La empresa Chicago Ornamental Iron se encargó de la construcción de la bandera. Ellos nunca han tenido en sus manos un proyecto tan exigente y complicado, a pesar de que han realizado numerosos trabajos monumentales. Nuestra bandera acaparó todo el espacio de sus talleres con un apremiante ajoro de mediciones, soldaduras, doblajes y ensamblajes que les provocó una insistente mezcla de preocupación y maravilla.

El transporte de las piezas de la fábrica hasta la calle Division fue todo un espectáculo. Se hizo de madrugada para poder ocupar los carriles de las avenidas sin riesgos de accidentes. Para instalar la bandera hubo que cerrar la calle y trabajar día y noche en tiempo de frío, viento y nieve. Las bajas temperaturas retrasaron las soldaduras y la bandera se inauguró mientras los obreros todavía trabajaban en sus andamios.

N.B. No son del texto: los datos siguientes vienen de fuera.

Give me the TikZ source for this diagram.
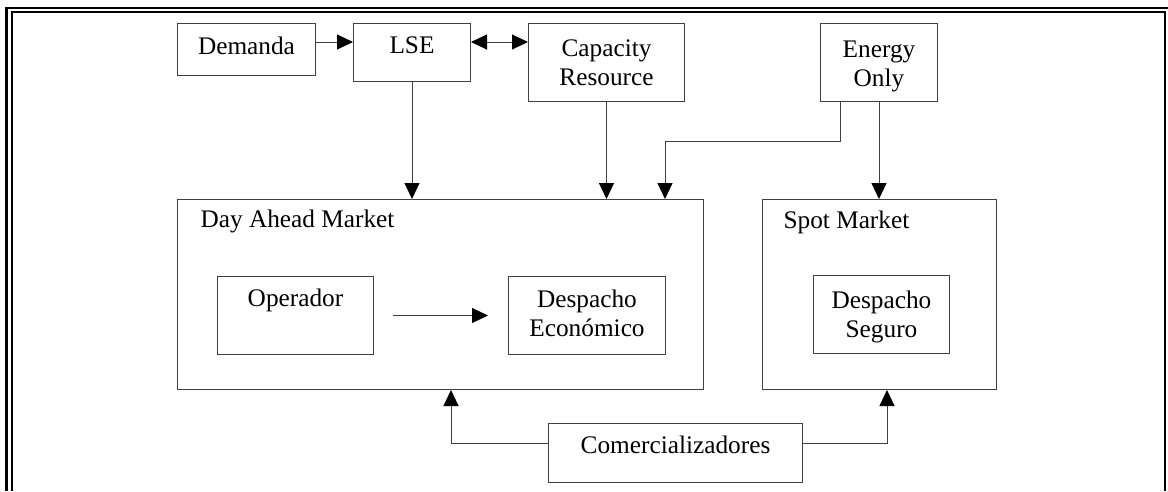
\documentclass[tikz,border=0pt]{standalone}
\usepackage{fontspec}
\setmainfont{Liberation Serif}
\usetikzlibrary{arrows.meta}

\definecolor{linegray}{RGB}{64,64,64}
\tikzset{
  box/.style={draw=linegray, line width=1pt, inner sep=0pt, anchor=north west, align=center, text height=30pt},
  conn/.style={draw=linegray, line width=1pt},
}

\begin{document}
\begin{tikzpicture}[x=1pt, y=-1pt, font=\fontsize{25.3}{29}\selectfont, >={Triangle[length=16pt,width=15pt,color=black]}]

    \useasboundingbox (0,0) rectangle (1168,491);

    \draw[line width=2.4pt] (6.5,491) -- (6.5,8) -- (1168,8);
    \draw[line width=2pt] (12,491) -- (12,12) -- (1164.5,12) -- (1164.5,491);

    \node[box, minimum width=138pt, minimum height=52pt, text width=138pt, text depth=21pt, text height=31pt] (dem) at (177,23) {Demanda};
    \node[box, minimum width=117pt, minimum height=58pt, text width=117pt, text depth=28pt] (lse) at (353,23) {LSE};
    \node[box, minimum width=156pt, minimum height=78pt, text width=156pt, text height=33pt, text depth=45pt] (cap) at (528,23) {Capacity\\Resource};
    \node[box, minimum width=117pt, minimum height=78pt, text width=117pt, text height=34pt, text depth=44pt] (eo) at (820,23) {Energy\\Only};

    \node[box, minimum width=526pt, minimum height=190pt] (dam) at (177,199) {};
    \node[box, minimum width=234pt, minimum height=190pt] (spot) at (762,199) {};
    \node[anchor=base west] (damlbl) at ([xshift=20pt,yshift=-28pt]dam.north west) {Day Ahead Market};
    \node[anchor=base west] (spotlbl) at ([xshift=18pt,yshift=-29pt]spot.north west) {Spot Market};

    \node[box, minimum width=156pt, minimum height=78pt, text width=156pt, text depth=48pt] (op) at (217,276) {Operador};
    \node[box, minimum width=157pt, minimum height=78pt, text width=157pt, text height=31pt, text depth=47pt] (ded) at (508,276) {Despacho\\Económico};
    \node[box, minimum width=136pt, minimum height=78pt, text width=136pt, text height=33pt, text depth=45pt] (dsg) at (813,275) {Despacho\\Seguro};

    \node[box, minimum width=254pt, minimum height=59pt, text width=254pt, text depth=29pt] (com) at (548,423) {Comercializadores};

    \draw[conn, ->] ([yshift=-19pt]dem.north east) -- ([yshift=-19pt]lse.north west);
    \draw[conn, <->] ([yshift=-19pt]lse.north east) -- ([yshift=-19pt]cap.north west);
    \draw[conn, ->] (lse.south) -- (lse.south |- dam.north);
    \draw[conn, ->] (cap.south) -- (cap.south |- dam.north);
    \draw[conn, ->] ([xshift=20pt]eo.south west) -- ++(0,39) -| ([xshift=-39pt]dam.north east);
    \draw[conn, ->] (eo.south) -- (eo.south |- spot.north);
    \draw[conn, ->] ([xshift=19pt]op.east) -- ([xshift=-20pt]ded.west);
    \draw[conn, ->] ([yshift=-20pt]com.north west) -| ([xshift=274pt]dam.south west);
    \draw[conn, ->] ([yshift=-20pt]com.north east) -| ([xshift=125pt]spot.south west);

\end{tikzpicture}
\end{document}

Mientras estas labores se realizaban, la comunidad se preparaba para recibir la bandera como regalo de los Reyes Magos. Las emisoras de radio transmitieron los anuncios, la gente los pasó palante, se corrió la voz y llegó el Día de Reyes de 1995.

Llegaron cientos de niños de las escuelas vecinas. Llegaron los curiosos y los organizadores, los arquitectos y los políticos, los incrédulos y los convencidos, y todos miraban al cielo porque la bandera es muy alta. Llegaron también los Reyes Magos, a caballo y en persona, y llegó la nevada de enero pero nadie le hizo mucho caso. Tras los actos de inauguración, los Reyes encabezaron una procesión por la calle, seguidos por los niños y los vecinos, hasta llegar a la Casa del Desfile Puertorriqueño donde repartieron regalos y animaron la fiesta.

Esta crónica no puede terminar aquí porque hay algo muy importante por decir y para pensar.

La belleza de la bandera es mucho más que su logro arquitectónico. Su valor más imperecedero es que recoge en su objeto monumental una vital experiencia puertorriqueña. Los primeros fundadores de la comunidad puertorriqueña en Chicago trabajaron en una fundición de acero. El padre de Billy Ocasio, el concejal promotor del Paseo Boricua, crió a su familia mientras trabajaba en una fábrica de tubos de acero. La bandera boricua de la calle Division se construyó precisamente de láminas y tubos de acero. Esta bandera recoge, de la manera más simbólica y a la vez más literal, el transcurso de una historia de obreros migrantes que lograron un monumento para ellos mismos, porque ellos viven en nosotros.